By Cat Hellisen
Available now from Henry Holt & Co. (Macmillan)
I was instantly drawn to BEASTKEEPER by the beautiful cover. The stark silhouettes were foreboding, but the peachy glow invited me in. This short modern fable is a multi-generational "Beauty and the Beast" that explores the consequences of the revenge and just how difficult it is to achieve unconditional love.
The beginning of the story starts when Sarah's mom leaves. Her mom has never liked the winter, and leaves her husband and daughter when the winter catches up with her for the last time. Her father sinks into depression, leaving Sarah to explore the tiny patch of "woods" by their house and meet a strange boy. When he realizes he can no longer parent Sarah himself, he takes her to live with her grandmother, deep in an actual, wild wood.
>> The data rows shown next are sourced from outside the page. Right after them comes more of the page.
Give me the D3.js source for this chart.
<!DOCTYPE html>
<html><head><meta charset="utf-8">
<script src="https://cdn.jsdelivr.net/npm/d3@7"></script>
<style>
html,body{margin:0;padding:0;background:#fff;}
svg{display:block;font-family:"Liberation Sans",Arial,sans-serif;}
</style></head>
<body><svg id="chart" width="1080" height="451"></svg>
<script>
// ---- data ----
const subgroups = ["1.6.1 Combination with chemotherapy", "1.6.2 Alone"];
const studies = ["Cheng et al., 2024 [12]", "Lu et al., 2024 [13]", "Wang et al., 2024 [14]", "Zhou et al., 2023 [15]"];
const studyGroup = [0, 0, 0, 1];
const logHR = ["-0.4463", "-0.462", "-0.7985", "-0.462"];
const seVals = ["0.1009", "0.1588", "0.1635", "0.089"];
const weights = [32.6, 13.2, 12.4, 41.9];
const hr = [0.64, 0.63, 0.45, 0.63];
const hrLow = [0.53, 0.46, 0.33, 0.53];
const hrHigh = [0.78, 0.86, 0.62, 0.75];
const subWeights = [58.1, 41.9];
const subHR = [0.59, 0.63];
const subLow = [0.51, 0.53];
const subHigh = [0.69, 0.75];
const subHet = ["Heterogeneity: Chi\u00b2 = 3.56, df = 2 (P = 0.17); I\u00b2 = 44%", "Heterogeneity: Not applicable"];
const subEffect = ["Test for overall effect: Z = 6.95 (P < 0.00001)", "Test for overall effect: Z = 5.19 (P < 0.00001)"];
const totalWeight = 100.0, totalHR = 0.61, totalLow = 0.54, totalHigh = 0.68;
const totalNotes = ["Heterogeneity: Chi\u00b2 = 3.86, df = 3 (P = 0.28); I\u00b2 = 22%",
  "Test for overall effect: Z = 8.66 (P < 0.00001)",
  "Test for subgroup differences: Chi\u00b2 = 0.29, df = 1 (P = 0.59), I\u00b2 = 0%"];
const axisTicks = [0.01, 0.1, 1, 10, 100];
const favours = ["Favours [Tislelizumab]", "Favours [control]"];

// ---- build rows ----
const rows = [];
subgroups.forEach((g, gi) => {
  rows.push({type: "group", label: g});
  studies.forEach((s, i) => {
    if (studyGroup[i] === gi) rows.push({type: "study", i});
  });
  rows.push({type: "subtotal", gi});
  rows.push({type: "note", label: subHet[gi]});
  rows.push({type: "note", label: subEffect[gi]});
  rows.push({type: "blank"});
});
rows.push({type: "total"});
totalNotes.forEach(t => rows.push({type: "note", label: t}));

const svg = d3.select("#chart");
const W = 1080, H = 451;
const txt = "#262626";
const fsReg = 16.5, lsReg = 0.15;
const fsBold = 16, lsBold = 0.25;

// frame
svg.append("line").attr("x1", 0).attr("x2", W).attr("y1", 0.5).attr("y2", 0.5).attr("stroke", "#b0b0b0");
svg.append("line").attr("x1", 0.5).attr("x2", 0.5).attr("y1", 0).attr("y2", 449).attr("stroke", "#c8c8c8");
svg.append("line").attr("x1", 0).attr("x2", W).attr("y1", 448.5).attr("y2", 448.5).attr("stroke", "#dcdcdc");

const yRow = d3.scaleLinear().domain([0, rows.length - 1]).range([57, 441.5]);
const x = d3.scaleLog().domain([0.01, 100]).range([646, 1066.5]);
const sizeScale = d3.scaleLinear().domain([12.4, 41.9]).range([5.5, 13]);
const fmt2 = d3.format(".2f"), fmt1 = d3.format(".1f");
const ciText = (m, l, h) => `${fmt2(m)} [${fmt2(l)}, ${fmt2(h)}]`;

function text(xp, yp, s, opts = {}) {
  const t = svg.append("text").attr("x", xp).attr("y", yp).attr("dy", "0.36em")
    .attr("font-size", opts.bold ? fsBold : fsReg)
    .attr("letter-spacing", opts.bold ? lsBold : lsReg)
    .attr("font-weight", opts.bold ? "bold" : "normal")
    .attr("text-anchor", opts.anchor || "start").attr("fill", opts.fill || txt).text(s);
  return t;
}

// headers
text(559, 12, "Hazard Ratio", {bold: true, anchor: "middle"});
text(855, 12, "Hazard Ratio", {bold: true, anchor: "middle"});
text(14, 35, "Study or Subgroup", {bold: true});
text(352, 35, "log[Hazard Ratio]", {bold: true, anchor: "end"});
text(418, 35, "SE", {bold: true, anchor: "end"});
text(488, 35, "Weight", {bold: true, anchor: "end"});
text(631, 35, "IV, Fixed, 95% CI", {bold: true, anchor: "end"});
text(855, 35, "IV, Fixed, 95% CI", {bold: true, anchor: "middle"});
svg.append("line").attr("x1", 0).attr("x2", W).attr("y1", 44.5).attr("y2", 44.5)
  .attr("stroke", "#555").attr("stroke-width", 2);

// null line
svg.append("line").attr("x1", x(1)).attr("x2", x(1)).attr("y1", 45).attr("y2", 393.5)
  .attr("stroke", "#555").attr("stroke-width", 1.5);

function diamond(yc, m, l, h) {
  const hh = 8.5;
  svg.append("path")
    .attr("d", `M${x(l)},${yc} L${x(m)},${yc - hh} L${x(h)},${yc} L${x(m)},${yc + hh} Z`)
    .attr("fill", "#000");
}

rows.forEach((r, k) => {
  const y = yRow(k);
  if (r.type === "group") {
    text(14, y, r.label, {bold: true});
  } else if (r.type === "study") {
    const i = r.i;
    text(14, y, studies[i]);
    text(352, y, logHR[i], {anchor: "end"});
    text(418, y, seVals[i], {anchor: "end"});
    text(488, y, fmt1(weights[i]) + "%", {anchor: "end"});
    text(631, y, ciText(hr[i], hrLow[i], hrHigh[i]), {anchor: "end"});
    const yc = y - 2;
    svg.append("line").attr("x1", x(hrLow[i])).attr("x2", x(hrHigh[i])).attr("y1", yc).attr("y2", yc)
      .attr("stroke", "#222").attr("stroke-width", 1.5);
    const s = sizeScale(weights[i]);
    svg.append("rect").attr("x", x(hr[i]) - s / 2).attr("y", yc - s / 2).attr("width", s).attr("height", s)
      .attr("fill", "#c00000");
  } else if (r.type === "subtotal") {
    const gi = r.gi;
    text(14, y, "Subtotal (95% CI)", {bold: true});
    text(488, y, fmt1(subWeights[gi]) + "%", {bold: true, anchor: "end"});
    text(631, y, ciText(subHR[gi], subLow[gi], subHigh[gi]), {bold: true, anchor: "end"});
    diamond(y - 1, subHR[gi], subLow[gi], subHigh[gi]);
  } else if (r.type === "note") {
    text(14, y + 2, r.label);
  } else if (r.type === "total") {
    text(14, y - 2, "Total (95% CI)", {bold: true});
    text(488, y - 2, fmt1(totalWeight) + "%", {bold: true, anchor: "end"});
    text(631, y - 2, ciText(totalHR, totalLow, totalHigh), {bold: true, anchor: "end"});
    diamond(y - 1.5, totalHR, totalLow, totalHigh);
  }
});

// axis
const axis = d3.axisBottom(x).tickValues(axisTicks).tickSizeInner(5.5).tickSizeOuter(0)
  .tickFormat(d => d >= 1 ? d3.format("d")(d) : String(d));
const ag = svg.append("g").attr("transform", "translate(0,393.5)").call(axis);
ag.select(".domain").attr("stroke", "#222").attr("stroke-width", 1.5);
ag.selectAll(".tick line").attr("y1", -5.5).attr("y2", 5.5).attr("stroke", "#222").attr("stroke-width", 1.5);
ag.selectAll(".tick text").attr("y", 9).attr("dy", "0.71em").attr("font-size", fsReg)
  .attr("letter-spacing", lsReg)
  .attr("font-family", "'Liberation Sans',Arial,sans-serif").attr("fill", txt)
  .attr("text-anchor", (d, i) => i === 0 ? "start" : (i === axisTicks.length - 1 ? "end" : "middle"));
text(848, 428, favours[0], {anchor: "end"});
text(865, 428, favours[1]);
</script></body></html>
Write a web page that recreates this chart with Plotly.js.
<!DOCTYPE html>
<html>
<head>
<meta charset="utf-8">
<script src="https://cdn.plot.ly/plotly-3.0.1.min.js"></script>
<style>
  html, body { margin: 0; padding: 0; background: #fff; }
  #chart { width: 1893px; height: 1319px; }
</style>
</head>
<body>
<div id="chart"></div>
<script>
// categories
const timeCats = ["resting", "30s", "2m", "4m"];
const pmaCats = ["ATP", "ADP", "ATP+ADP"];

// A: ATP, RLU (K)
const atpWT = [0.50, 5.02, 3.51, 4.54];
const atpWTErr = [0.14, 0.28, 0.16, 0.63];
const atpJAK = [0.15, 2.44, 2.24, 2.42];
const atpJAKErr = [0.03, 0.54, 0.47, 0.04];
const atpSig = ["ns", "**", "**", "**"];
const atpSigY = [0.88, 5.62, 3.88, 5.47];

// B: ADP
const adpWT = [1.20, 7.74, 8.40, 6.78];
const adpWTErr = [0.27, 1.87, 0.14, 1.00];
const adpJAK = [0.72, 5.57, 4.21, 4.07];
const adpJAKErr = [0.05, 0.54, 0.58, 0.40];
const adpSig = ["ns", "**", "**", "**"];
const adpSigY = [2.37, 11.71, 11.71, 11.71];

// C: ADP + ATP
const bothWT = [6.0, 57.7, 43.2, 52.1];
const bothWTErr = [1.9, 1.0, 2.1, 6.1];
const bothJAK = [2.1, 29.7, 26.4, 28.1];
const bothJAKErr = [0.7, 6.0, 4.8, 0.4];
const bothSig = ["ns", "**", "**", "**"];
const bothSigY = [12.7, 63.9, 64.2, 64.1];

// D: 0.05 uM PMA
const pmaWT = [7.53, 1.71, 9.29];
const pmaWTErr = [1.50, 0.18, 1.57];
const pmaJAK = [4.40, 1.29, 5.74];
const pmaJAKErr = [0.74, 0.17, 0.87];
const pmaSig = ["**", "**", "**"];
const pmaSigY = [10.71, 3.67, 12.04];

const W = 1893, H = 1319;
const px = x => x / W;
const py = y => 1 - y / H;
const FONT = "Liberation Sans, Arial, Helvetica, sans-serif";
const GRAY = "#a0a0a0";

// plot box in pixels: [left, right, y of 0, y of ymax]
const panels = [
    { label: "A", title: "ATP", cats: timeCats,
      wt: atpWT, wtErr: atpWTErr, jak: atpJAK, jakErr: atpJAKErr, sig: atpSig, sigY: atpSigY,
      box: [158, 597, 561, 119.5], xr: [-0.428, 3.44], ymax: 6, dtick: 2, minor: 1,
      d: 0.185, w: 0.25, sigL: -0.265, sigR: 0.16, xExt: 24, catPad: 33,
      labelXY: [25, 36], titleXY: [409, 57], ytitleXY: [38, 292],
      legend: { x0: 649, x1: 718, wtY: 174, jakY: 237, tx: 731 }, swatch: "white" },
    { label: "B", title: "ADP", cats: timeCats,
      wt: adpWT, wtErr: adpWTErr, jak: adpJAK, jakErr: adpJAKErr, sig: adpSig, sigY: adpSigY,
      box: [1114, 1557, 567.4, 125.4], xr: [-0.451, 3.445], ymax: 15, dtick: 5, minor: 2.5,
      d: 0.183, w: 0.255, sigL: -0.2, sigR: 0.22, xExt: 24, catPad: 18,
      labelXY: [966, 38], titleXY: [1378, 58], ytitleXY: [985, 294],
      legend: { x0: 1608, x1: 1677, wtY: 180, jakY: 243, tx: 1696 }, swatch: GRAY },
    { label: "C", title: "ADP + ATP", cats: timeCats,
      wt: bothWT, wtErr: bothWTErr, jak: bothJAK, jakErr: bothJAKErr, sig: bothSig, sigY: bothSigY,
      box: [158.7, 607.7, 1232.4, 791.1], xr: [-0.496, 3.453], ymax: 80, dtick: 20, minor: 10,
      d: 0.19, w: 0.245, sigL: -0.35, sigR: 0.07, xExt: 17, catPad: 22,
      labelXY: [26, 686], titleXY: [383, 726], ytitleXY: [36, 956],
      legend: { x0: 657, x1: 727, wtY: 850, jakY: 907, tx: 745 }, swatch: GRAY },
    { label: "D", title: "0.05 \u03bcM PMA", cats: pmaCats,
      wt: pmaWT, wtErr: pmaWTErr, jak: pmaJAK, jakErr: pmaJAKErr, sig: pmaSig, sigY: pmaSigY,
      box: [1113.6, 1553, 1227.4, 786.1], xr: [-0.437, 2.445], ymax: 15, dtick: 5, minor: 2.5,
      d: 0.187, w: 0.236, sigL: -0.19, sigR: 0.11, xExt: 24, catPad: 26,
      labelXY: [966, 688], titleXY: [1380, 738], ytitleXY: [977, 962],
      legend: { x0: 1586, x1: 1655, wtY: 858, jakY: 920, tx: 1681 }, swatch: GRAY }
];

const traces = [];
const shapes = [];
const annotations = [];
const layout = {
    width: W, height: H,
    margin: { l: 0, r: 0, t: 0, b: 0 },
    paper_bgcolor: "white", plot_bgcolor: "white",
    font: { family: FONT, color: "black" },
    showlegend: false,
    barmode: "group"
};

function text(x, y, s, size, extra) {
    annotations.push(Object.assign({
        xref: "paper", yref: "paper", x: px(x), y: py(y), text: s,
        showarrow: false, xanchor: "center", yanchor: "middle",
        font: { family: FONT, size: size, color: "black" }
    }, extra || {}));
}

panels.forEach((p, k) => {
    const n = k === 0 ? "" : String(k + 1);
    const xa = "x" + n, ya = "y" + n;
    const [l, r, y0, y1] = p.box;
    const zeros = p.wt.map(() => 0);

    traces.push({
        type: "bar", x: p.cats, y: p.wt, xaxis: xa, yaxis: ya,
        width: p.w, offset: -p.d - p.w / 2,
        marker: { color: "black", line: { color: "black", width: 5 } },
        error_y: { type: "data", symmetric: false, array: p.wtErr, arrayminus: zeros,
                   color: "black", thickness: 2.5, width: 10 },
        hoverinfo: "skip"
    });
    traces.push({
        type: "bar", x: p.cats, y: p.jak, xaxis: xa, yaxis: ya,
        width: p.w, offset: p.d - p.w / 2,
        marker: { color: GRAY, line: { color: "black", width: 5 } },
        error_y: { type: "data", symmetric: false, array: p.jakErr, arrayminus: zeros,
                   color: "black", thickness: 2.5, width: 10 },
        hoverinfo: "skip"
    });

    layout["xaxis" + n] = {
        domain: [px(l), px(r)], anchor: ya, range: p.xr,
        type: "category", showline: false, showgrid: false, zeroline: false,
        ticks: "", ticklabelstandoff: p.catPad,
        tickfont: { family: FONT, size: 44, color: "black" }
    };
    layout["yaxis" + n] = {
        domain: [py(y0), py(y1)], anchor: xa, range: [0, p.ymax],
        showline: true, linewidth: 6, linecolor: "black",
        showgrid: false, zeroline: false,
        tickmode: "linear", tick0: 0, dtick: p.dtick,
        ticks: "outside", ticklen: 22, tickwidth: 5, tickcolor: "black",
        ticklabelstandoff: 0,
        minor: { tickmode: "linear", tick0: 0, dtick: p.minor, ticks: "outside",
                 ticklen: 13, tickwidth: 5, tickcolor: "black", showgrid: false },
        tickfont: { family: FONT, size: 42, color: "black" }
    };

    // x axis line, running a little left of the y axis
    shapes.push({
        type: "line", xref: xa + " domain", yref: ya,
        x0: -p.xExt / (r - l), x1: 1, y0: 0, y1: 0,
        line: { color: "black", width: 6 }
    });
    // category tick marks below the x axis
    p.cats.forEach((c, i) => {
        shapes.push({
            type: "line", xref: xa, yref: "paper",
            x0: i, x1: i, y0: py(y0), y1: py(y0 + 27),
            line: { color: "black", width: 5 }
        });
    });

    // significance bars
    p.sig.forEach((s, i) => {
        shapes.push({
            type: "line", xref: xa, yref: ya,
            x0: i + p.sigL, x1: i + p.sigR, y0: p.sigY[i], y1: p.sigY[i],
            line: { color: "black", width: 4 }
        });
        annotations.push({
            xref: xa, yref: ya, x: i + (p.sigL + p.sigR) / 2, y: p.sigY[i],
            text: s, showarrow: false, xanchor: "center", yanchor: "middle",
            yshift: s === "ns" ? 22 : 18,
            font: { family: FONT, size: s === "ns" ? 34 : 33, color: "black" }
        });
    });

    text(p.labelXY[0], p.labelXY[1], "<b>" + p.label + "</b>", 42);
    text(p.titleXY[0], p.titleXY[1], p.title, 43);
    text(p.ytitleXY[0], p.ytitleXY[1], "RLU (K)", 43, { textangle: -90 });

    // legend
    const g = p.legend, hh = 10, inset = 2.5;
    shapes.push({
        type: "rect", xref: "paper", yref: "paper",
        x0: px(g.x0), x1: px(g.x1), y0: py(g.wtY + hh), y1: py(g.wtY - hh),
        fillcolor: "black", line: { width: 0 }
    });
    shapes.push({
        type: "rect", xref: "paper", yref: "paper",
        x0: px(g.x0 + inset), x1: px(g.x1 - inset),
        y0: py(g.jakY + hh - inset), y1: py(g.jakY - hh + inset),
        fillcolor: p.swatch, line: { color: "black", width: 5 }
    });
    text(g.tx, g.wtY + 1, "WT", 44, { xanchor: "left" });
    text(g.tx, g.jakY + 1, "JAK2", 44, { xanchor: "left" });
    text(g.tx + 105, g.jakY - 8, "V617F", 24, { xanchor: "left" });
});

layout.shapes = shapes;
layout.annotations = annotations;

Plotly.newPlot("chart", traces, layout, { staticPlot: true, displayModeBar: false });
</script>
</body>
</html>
I loved Sarah's optimism, the sort of faith that only a younger child has that they can make things right if they cross their t's, dot their i's, and just try hard enough. She also has a young, happy child's ease of bestowing trust, even though lately her life has gone quite awry. And I loved that it wasn't enough. Decades of hatred are not undone simply, nor painlessly.
Everything in BEASTKEEPER ties together rather neatly, each layer of the story unfolding to explain how disparate things slot together in unexpected ways. It's a tightly structured novel, which helps it get away with the fairytale logic that fuels the plot. Cat Hellisen's writing is lush but not purple, perfect for a harsh fairytale atmosphere.
It did not take me long to devour BEASTKEEPER; this is a true bite-sized delight for the adult reader. It's the perfect length for the middle grade audience, particularly those who are looking for another darker book to read after finishing CORALINE.